Funny, I feel less distracted than before.  I have a television, with English channels, and I have not turned it on once since I have been in this apartment.  I would not even know how to turn it on.  I have no garden to attend to, and strangely my former mountains of laundry are, here, anthills.  I do not have endless choices of snacks in the kitchen calling my name.  My activities on this site and social media take place only when I do not have an assignment pending.  This explains my periods of inactivity followed by ferocious bursts of blogging and posting.

Two things are different: the background noise and the view.

The background noise comes in my (still open in mid-October) windows.  Because I live next to a post-card perfect pedestrian street by St. Peter’s Basilica, lined with sidewalk cafes and roving musicians, the sounds through the windows include the clink of porcelain espresso cups on porcelain dishes; accordions playing O Sole Mio and Arrivederci Roma; Italian and American voices discussing, usually, food; the rumble of cars one street away and the BRRRRM of scooters just yards away.  None of it is distracting and, actually, if it weren’t there I would probably be more easily distracted by things like television and Facebook.   I’m at once inside and outside, alone and with people, immersed in American law and Italian life.

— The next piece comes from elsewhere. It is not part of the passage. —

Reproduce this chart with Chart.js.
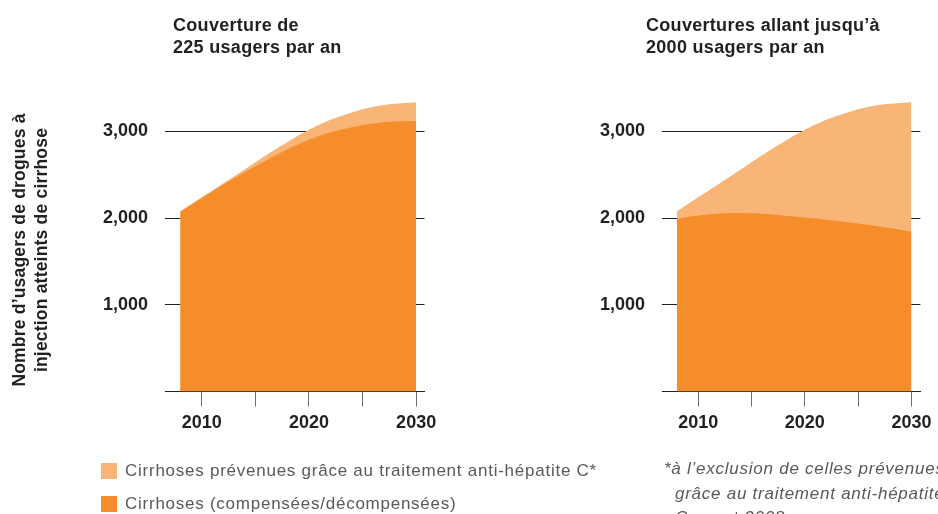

The other thing that is different is my view.  My former law firm was probably about as good as it gets in terms of… everything.  But I do remember wishing that I were looking at something beautiful out the window while I poured over cases, and not a parking lot.  I have gotten my wish.

In two weeks I am moving…again…to the top-floor apartment in the same building.  My view should be even better.  Until this, this is nice.